▶ [What the task asks] Pull out from the material below all lines with "React".

▶ [Source excerpt]
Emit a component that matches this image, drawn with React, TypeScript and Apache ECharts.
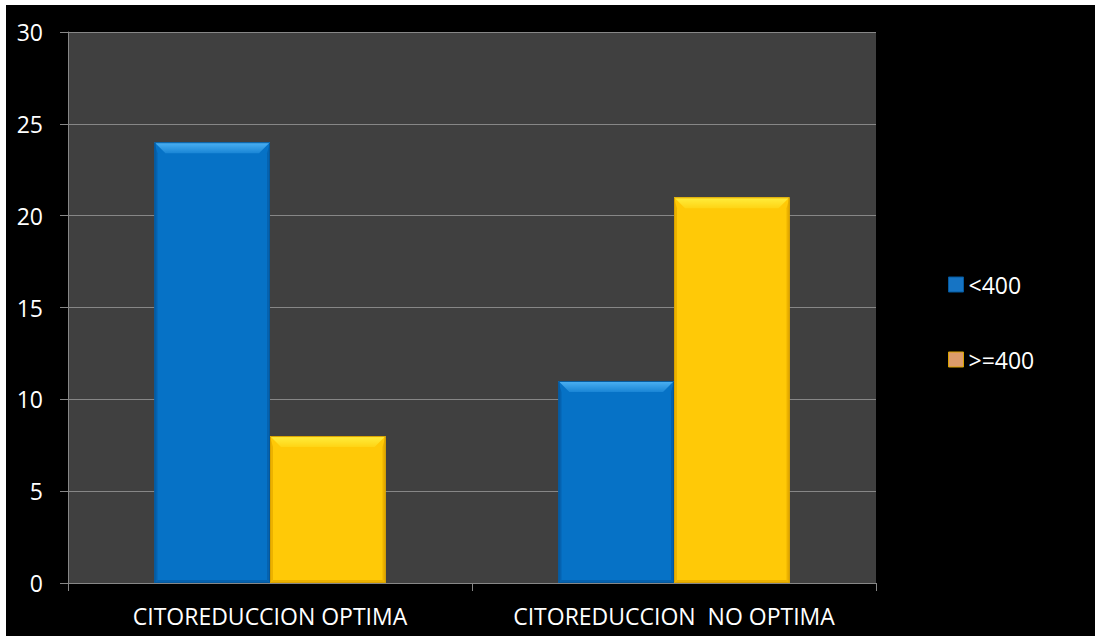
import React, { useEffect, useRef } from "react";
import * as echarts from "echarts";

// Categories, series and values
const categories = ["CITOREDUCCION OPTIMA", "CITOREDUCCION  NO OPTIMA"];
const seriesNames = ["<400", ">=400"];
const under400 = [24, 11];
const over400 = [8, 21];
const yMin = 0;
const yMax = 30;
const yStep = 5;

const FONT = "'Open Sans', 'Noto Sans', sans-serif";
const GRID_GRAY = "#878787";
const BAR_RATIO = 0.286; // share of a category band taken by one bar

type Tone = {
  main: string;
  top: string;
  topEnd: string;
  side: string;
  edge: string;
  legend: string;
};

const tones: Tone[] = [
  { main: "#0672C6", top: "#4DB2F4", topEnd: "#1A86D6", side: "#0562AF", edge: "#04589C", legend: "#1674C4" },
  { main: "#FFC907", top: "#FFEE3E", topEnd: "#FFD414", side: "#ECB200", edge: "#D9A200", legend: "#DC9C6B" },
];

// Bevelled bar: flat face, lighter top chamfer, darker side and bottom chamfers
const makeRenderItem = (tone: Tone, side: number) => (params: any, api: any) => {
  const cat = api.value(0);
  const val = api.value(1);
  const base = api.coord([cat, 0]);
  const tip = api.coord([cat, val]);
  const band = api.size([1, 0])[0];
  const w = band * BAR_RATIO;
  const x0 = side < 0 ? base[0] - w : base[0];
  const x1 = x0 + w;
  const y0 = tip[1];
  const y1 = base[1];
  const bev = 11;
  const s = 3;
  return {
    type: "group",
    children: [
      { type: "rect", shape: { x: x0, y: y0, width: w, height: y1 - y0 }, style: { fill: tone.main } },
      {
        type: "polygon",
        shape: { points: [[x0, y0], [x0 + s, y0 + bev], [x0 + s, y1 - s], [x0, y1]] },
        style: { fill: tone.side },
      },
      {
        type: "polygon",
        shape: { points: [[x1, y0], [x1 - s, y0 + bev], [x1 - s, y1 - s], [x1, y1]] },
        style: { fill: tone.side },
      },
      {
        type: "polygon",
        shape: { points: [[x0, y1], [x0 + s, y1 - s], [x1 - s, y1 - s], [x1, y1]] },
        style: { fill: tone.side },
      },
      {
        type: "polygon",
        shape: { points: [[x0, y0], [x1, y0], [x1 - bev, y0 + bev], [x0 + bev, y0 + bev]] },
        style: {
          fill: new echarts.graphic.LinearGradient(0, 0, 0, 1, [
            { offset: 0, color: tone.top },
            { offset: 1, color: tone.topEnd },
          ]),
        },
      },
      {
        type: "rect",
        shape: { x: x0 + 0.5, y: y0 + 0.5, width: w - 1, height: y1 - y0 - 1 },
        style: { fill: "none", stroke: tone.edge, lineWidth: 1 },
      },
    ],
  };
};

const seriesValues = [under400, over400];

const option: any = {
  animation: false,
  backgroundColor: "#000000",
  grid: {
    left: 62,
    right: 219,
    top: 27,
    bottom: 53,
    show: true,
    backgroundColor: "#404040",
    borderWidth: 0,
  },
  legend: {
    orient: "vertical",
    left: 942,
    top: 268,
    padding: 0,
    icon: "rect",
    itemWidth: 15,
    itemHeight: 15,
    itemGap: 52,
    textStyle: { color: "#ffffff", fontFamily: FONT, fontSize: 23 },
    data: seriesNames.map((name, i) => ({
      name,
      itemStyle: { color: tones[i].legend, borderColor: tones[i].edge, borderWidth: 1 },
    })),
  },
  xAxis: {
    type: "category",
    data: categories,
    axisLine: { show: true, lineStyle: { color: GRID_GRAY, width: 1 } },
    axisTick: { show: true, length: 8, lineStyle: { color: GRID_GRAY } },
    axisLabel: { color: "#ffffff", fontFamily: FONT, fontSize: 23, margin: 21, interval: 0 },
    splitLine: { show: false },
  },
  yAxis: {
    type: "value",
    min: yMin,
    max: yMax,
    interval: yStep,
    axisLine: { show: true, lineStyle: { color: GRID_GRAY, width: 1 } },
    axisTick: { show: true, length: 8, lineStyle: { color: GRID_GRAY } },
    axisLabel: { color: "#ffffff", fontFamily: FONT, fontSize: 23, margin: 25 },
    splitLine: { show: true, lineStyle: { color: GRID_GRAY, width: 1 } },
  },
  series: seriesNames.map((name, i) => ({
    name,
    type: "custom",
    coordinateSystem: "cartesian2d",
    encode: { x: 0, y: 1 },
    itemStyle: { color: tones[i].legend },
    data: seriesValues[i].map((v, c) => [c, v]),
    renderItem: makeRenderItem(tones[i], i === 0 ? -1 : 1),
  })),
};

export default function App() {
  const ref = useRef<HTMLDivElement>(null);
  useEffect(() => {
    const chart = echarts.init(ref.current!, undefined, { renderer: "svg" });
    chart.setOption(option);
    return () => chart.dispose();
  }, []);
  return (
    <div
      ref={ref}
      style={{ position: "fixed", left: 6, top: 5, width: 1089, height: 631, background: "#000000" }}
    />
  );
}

▶ [Full output]
Emit a component that matches this image, drawn with React, TypeScript and Apache ECharts.
import React, { useEffect, useRef } from "react";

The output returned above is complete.